I am not certain how contentious this lock will be in the grand scheme of things. There is already a ton of buffer combining going on so each time the lock is acquired, the thread will pick up quite a lot of messages, so the lock may not be too contentious in practice.


User 20 | 3/7/2014, 4:26:51 AM

Hmm... I may need a lock elsewhere too. wait.


User 20 | 3/7/2014, 4:31:56 AM

Sorry. Here it is an updated patch again.

I am really not too excited with this solution. Part of the objective of the design is that I can avoid the use of locks by making everything use thread local buffers. I can get a lot of performance that way. This sorts of ends up putting locks back. Let me know if this works, and maybe I will try to come up with a better solution some other time.


User 90 | 3/7/2014, 7:01:26 AM

Thanks Yucheng for your help! This patch works fine; I am able to set --ncpus to different values and the answer is always consistent.

To be 100% sure that the execution is correct, is the following behavior expected? PageRank --engine=synchronous takes 180 seconds and --engine=asynchronous takes 300 seconds. SSSP --engine=synchronous takes 15 seconds and --engine=asynchronous takes 170 seconds.

I was expecting asynchronous to be faster than synchronous. If this is a correct behavior, can you please explain why?


User 20 | 3/7/2014, 6:06:16 PM

Asynchronous might be faster sometimes, but it can be quite dataset dependent and can be hard to tune. Basically it is a balance of two things.

1: The Asynchronous algorithm will converge faster than Synchronous: in the sense that it will require less work in total. (less vertex updates). but; 2: The Asynchronous implementation has a much higher system overhead (simply due to the complexity of managing asynchrony). (Currently it requires nearly 2x the message overhead of the synchronous algorithm. Our message headers are a little too big.)
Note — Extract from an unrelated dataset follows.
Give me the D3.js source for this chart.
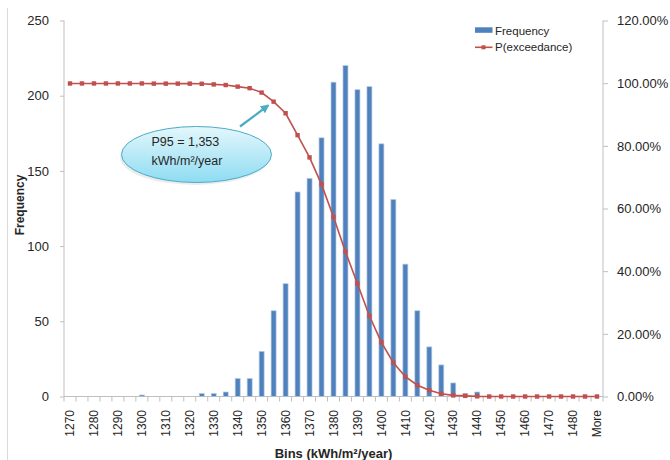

The Asynchronous implementation works by creating thousands of user-mode threads (fibers) per machine, each running one vertex program. So performance gains may only be evident on large graphs where there is enough work for so many fibers. Also, the number of fibers to create is somewhat dependent on the task, as well as the network type; the faster the network, the fewer fibers needed. You can tune the number of fibers with --engine_opt="nfibers=xxxx". I think the default is 10000; this seems to be about right for regular Gigabit ethernets. You can try tuning it down.


User 90 | 3/8/2014, 6:01:40 PM

Thanks Yucheng. That helps!


User 33 | 3/8/2014, 7:35:38 PM

There is no certain answer to the question that which engine has better performance, sync or async. The performance highly depends on the input graph, algorithms, hardware configuration and even partitioning. Our project, namely powerswitch, provides a study on this problem and some cases. (http://ipads.se.sjtu.edu.cn/projects/powerswitch.html)

For your cases, 1. PageRank performs much better in sync mode, while LBP performs notable better in async mode. 2. SSSP is relative complex. The diameter of your input graph, LivJournal, is quite low (17), so that execution in sync mode can converge much quickly. However, if you try roadNet-CA (http://snap.stanford.edu/data/roadNet-CA.html) on SSSP, async mode may provide better performance due to high diameter (849). More detail information can refer our tech-reprot. (http://ipads.se.sjtu.edu.cn/projects/powerswitch/PowerSwitch-IPADSTR-2013-003.pdf)

Rong, IPADS http://ipads.se.sjtu.edu.cn/projects/powerlyra.html


User 253 | 4/23/2014, 10:16:27 PM

Hi, Any idea when this issue will be fixed and rolled out in a release?